Today we took the boat to White Island, which is New Zealands most active volcano. During the 2 hr boat trip we learnt that the locals pronounce Whakatane as Fukatane (which kept Warwick amused for the boat trip there and back) and also stopped along the way to watch some dolphins swimming alongside the boat. As we got nearer to the island we were issued with a hard hat and gas mask before being loaded into the rubber dingy to get to the shore.
Now if you’re expecting flowing rivers of molten lava (as we might have been) then you’ll be disappointed but the volcano does have 10-12 tremors every day (no we didn’t feel one) and is known to throw out pyroclastic bombs ranging in the size from basketballs to VW Beetles (not sure how effective the hard hat would be). Our guides only recommendation if that was to happen was to run, not to the water as the boat will have moved behind the island but behind something big.
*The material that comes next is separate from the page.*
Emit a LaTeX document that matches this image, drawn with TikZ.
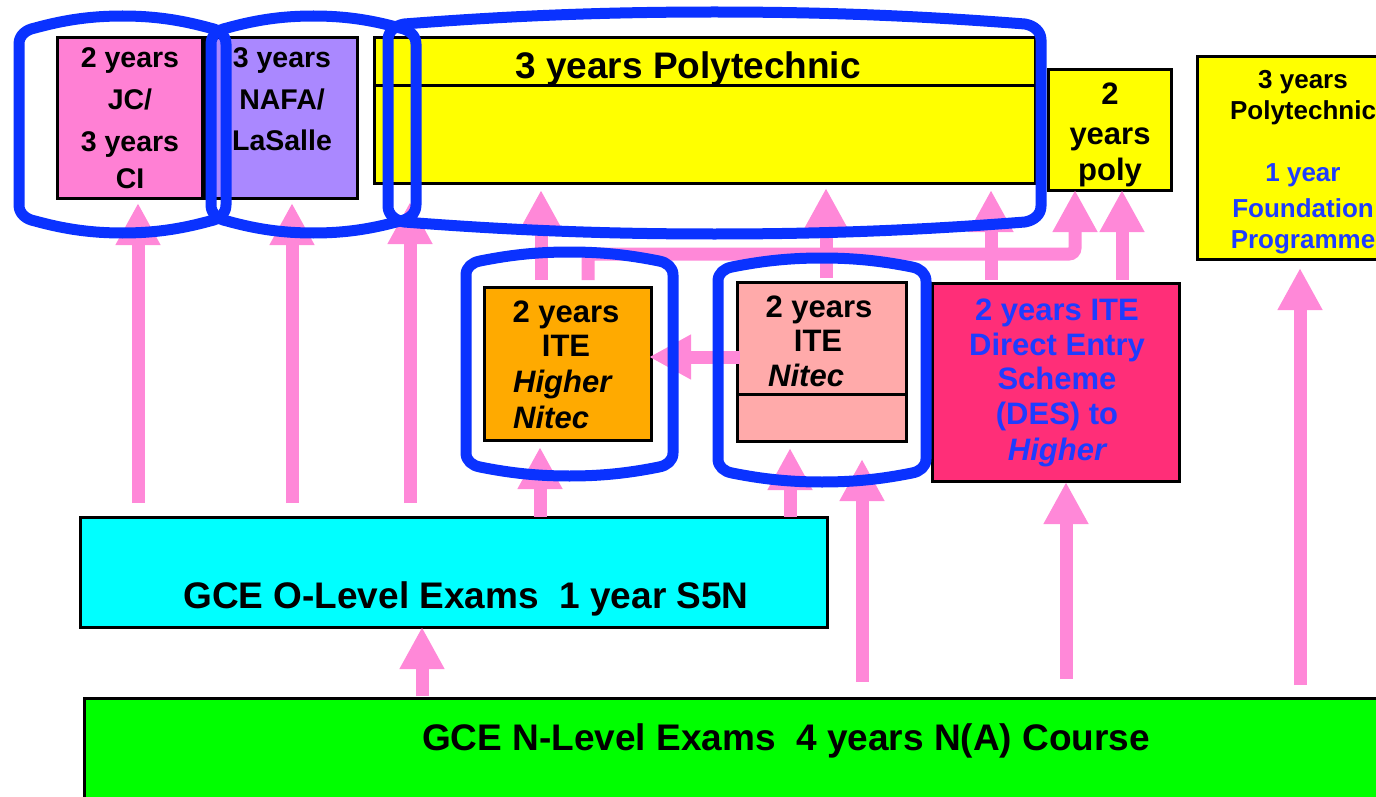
\documentclass[tikz,border=0pt]{standalone}
\usepackage{fontspec}
\setmainfont{Liberation Sans}
\usetikzlibrary{arrows.meta,calc}
\definecolor{jcpink}{RGB}{255,128,212}
\definecolor{nafapurple}{RGB}{170,136,255}
\definecolor{yel}{RGB}{255,255,0}
\definecolor{orng}{RGB}{255,170,0}
\definecolor{nitecpink}{RGB}{255,170,170}
\definecolor{despink}{RGB}{255,46,120}
\definecolor{cyanbox}{RGB}{0,255,255}
\definecolor{greenbox}{RGB}{0,255,0}
\definecolor{arrowpink}{RGB}{255,136,216}
\definecolor{ringblue}{RGB}{10,50,255}
\definecolor{txtblue}{RGB}{30,60,255}
\tikzset{
  box/.style={draw=black, line width=3pt, inner sep=0pt, outer sep=0pt},
  tx/.style={font=\bfseries\fontsize{#1}{#1}\selectfont, inner sep=0pt, anchor=base},
  parrow/.style={draw=arrowpink, line width=13pt, -{Triangle[width=42pt,length=42pt]}},
  ring/.style={draw=ringblue, line width=11pt, line join=round},
}
% x1 x2 ytop ybottom bulge radius
\newcommand\ringdraw[6]{%
  \pgfmathsetmacro\rgM{(#1+#2)/2}%
  \pgfmathsetmacro\rgL{(#2-#1)/2-#6}%
  \pgfmathsetmacro\rgTa{#3+#5+#6}%
  \pgfmathsetmacro\rgTb{#3+#5}%
  \pgfmathsetmacro\rgBa{#4-#5-#6}%
  \pgfmathsetmacro\rgBb{#4-#5}%
  \draw[ring] (#1,\rgBa) -- (#1,\rgTa)
    .. controls (#1,{\rgTb+0.45*#6}) and ({#1+0.45*#6},{\rgTb+0.1*#6}) .. ({#1+#6},\rgTb)
    .. controls ({#1+#6+0.35*\rgL},{#3+0.3*#5}) and ({\rgM-0.35*\rgL},#3) .. (\rgM,#3)
    .. controls ({\rgM+0.35*\rgL},#3) and ({#2-#6-0.35*\rgL},{#3+0.3*#5}) .. ({#2-#6},\rgTb)
    .. controls ({#2-0.45*#6},{\rgTb+0.1*#6}) and (#2,{\rgTb+0.45*#6}) .. (#2,\rgTa)
    -- (#2,\rgBa)
    .. controls (#2,{\rgBb-0.45*#6}) and ({#2-0.45*#6},{\rgBb-0.1*#6}) .. ({#2-#6},\rgBb)
    .. controls ({#2-#6-0.35*\rgL},{#4-0.3*#5}) and ({\rgM+0.35*\rgL},#4) .. (\rgM,#4)
    .. controls ({\rgM-0.35*\rgL},#4) and ({#1+#6+0.35*\rgL},{#4-0.3*#5}) .. ({#1+#6},\rgBb)
    .. controls ({#1+0.45*#6},{\rgBb-0.1*#6}) and (#1,{\rgBb-0.45*#6}) .. (#1,\rgBa) -- cycle;%
}
\begin{document}
\begin{tikzpicture}[x=1pt,y=-1pt]
\useasboundingbox (0,0) rectangle (1376,797);
\fill[white] (0,0) rectangle (1376,797);
\clip (0,0) rectangle (1376,797);

% boxes
\node[box, fill=jcpink, minimum width=145pt, minimum height=160pt] (jc) at (129.5,118) {};
\node[box, fill=nafapurple, minimum width=152pt, minimum height=160pt] (nafa) at (281,118) {};
\node[box, fill=yel, minimum width=661pt, minimum height=145pt] (poly) at (704.5,110.5) {};
\draw[line width=3pt] ($(poly.north west)+(0,48)$) -- ($(poly.north east)+(0,48)$);
\node[box, fill=yel, minimum width=123pt, minimum height=120pt] (tpoly) at (1109.5,130) {};
\node[box, fill=yel, minimum width=223pt, minimum height=202pt] (rbox) at (1308.5,158) {};
\node[box, fill=orng, minimum width=167pt, minimum height=153pt] (hn) at (567.5,363.5) {};
\node[box, fill=nitecpink, minimum width=169pt, minimum height=159pt] (nitec) at (821.5,361.5) {};
\draw[line width=3pt] ($(nitec.north west)+(0,112)$) -- ($(nitec.north east)+(0,112)$);
\node[box, fill=despink, minimum width=247pt, minimum height=198pt] (des) at (1055.5,382) {};
\node[box, fill=cyanbox, minimum width=747pt, minimum height=110pt] (olevel) at (453.5,572) {};
\node[box, fill=greenbox, minimum width=1316pt, minimum height=112pt] (nlevel) at (742,754) {};

% texts
\node[tx=28.5] (jc1) at (130,68) {2 years};
\node[tx=28.5] (jc2) at (130,110) {JC/};
\node[tx=28.5] (jc3) at (130,152) {3 years};
\node[tx=28.5] (jc4) at (130,188) {CI};
\node[tx=28.5] (na1) at (282,68) {3 years};
\node[tx=28.5] (na2) at (282,110) {NAFA/};
\node[tx=28.5] (na3) at (282,150) {LaSalle};
\node[tx=37] (po1) at (688,79) {3 years Polytechnic};
\node[tx=31] (tp1) at (1110,105) {2};
\node[tx=31] (tp2) at (1110,145) {years};
\node[tx=31] (tp3) at (1110,180) {poly};
\node[tx=26] (rb1) at (1303,89) {3 years};
\node[tx=26] (rb2) at (1303,120) {Polytechnic};
\node[tx=26, text=txtblue] (rb3) at (1303,182) {1 year};
\node[tx=26, text=txtblue] (rb4) at (1303,217) {Foundation};
\node[tx=26, text=txtblue] (rb5) at (1303,248) {Programme};
\node[tx=31] (hn1) at (566,322) {2 years};
\node[tx=31] (hn2) at (566,356) {ITE};
\node[tx=31, anchor=base west] (hn3) at (513,392) {\itshape Higher};
\node[tx=31, anchor=base west] (hn4) at (513,428) {\itshape Nitec};
\node[tx=31] (ni1) at (819,317) {2 years};
\node[tx=31] (ni2) at (818,351) {ITE};
\node[tx=31, anchor=base west] (ni3) at (768,386) {\itshape Nitec};
\node[tx=31, text=txtblue] (de1) at (1057,320) {2 years ITE};
\node[tx=31, text=txtblue] (de2) at (1057,355) {Direct Entry};
\node[tx=31, text=txtblue] (de3) at (1057,389) {Scheme};
\node[tx=31, text=txtblue] (de4) at (1057,424) {(DES) to};
\node[tx=31, text=txtblue] (de5) at (1057,460) {\itshape Higher};
\node[tx=37] (ol1) at (466,608) {GCE O-Level Exams\ \ 1 year S5N};
\node[tx=37] (nl1) at (786,750) {GCE N-Level Exams\ \ 4 years N(A) Course};

% arrows
\draw[parrow] ($(olevel.north west)+(58,-14)$) -- ($(jc.south west)+(81,5)$);
\draw[parrow] ($(olevel.north west)+(212,-14)$) -- ($(nafa.south west)+(87,5)$);
\draw[parrow] ($(olevel.north west)+(330,-14)$) -- ($(poly.south west)+(36,19)$);
\draw[parrow] ($(hn.north west)+(57,-7)$) -- ($(poly.south west)+(167,7)$);
\draw[parrow, rounded corners=6pt] ($(hn.north west)+(104,-7)$) -- ++(0,-26) -| ($(tpoly.south west)+(27,0)$);
\draw[parrow] ($(nitec.north west)+(89,-4)$) -- ($(poly.south west)+(452,5)$);
\draw[parrow] ($(des.north west)+(59,-3)$) -- ($(poly.south west)+(617,7)$);
\draw[parrow] ($(des.north west)+(190,-3)$) -- ($(tpoly.south west)+(74,0)$);
\draw[parrow] ($(nitec.west)+(3,-4.5)$) -- ($(hn.east)+(-2,-6.5)$);
\draw[parrow] ($(olevel.north west)+(460,0)$) -- ($(hn.south west)+(56,7)$);
\draw[parrow] ($(olevel.north west)+(710,0)$) -- ($(nitec.south west)+(53,7)$);
\draw[parrow] ($(nlevel.north west)+(778,-16)$) -- ($(nitec.south west)+(125,18)$);
\draw[parrow] ($(nlevel.north west)+(982,-19)$) -- ($(des.south west)+(134,1)$);
\draw[parrow] ($(nlevel.north west)+(1216,-13)$) -- ($(rbox.south west)+(103,9)$);
\draw[parrow] ($(nlevel.north west)+(338,-2)$) -- ($(olevel.south west)+(342,0)$);

% blue rings
\ringdraw{19}{226}{16}{233}{12}{16}
\ringdraw{211}{416}{16}{233}{12}{16}
\ringdraw{388}{1041}{12}{234}{12}{16}
\ringdraw{466}{673}{252}{476}{9}{14}
\ringdraw{718}{926}{258}{482}{9}{14}
\end{tikzpicture}
\end{document}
The island is basically porous rock and sulphur gas bubbles through until it reaches the surface and jets out through large fumeroles into the atmosphere. Overall the tour was interesting and you get to walk all around the island, get up close to the largest sulphur fumeroles (hence the gas mask) and up to the edge of the most recently generated crater formed during the last eruption in 2000 (there have been several different craters over the life of the island). The crater is filled with sulphuric acid, pH 0.3, although in the past it has been as low as –pH 0.6 (who knew that pH went into the neg?).
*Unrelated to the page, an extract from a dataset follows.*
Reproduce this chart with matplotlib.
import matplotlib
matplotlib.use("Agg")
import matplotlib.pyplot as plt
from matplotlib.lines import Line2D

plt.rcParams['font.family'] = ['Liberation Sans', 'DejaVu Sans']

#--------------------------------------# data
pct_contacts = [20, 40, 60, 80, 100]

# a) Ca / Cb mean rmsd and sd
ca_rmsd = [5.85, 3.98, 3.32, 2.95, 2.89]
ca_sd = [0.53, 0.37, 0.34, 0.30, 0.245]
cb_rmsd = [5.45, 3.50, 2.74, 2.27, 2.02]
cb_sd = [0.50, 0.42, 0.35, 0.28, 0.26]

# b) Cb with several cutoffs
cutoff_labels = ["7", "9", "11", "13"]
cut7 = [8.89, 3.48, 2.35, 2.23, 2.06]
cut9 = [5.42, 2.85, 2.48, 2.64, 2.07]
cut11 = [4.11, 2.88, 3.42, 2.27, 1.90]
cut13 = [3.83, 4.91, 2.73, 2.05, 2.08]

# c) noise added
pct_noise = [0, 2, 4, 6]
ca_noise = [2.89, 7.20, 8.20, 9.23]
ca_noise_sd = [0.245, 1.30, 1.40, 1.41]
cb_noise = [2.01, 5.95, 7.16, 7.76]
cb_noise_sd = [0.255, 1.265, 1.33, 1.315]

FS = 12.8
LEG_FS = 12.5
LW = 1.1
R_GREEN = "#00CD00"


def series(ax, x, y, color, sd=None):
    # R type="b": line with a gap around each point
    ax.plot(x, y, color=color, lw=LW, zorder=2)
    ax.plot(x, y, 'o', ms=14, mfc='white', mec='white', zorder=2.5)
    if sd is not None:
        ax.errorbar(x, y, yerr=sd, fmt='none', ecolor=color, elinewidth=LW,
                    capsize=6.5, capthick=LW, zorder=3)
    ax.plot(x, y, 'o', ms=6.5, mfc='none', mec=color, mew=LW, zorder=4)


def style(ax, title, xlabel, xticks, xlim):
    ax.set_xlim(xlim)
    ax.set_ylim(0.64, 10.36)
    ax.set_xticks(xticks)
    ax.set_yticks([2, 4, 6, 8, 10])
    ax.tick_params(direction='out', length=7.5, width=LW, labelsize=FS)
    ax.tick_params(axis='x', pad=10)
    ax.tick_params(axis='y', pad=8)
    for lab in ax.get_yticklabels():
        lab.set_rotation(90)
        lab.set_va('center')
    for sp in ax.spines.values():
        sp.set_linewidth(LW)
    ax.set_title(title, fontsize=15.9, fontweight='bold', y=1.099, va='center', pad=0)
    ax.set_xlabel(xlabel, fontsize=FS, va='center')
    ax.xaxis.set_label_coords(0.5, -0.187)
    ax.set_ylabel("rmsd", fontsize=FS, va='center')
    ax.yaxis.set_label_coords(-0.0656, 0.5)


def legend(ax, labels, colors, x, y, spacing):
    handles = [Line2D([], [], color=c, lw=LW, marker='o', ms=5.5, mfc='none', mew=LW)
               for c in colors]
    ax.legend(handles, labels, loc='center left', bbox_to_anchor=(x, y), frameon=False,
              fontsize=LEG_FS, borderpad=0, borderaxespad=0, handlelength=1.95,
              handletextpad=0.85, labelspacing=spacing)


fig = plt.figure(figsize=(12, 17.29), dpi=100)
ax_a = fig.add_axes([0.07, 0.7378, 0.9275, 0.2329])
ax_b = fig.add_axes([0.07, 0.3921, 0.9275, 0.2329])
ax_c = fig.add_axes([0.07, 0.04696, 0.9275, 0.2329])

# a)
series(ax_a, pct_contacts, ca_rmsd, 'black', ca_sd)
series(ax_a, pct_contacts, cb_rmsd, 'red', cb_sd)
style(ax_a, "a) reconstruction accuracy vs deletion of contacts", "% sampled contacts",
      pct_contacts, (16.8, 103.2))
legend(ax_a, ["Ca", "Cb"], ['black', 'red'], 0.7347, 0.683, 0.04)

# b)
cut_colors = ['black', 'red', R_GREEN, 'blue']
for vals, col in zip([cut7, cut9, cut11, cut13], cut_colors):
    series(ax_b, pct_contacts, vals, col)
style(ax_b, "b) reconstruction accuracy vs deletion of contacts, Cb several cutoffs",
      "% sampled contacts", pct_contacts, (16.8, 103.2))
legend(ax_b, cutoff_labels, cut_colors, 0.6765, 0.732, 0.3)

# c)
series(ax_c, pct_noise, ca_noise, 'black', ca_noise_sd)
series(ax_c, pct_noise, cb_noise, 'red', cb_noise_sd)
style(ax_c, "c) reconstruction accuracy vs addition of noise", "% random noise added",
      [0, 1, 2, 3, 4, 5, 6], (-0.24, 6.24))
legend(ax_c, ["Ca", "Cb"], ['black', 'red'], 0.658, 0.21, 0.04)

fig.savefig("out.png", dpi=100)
Fumerole spewing out sulphur gas
Volcano crater filled with a milky looking sulphuric acid
Warwick sampling the fresh water on White Island
Our English tour guide had been in the position since Oct 2007 and while he knew the spiel well and I thought at the start, maybe he’s a geologist, an expert in volcanoes, but I realised this probably wasn’t the case after he mentioned that he could carbon date the rocky outcrops if he had the equipment and of course the scientific knowledge to do so. Yep lost all credibility with that comment and more. White Island was mined in the 1800-1900’s for sulphur for fertiliser and some of the equipment is still present on the island although its rusting away. In 1917 there was an eruption at night that pushed the mining camp into the ocean – the only survivor was Peter the cat who survived for 3 weeks before being rescued. Mining was shut down on the island in 1934 as the yield was crap (only 40%, they were aiming for 90%).
Rusted out mining equipment on White Island
After arriving back on dry land we got back in the van and headed to Rotorua. This time we scoped out a few caravan parks until we came across one located on Lake Tikitapu, about 6 km out of Rotorua. The lake is surrounded on all sides by steep hills and was perfect for a quick dip to cool down after a long day.
Lake Tikitapu
Warwick setting up camp at Lake Tikitapu
Hair update – one week down, 5 to go. Hair seems to have life of its own, no complains on smell yet.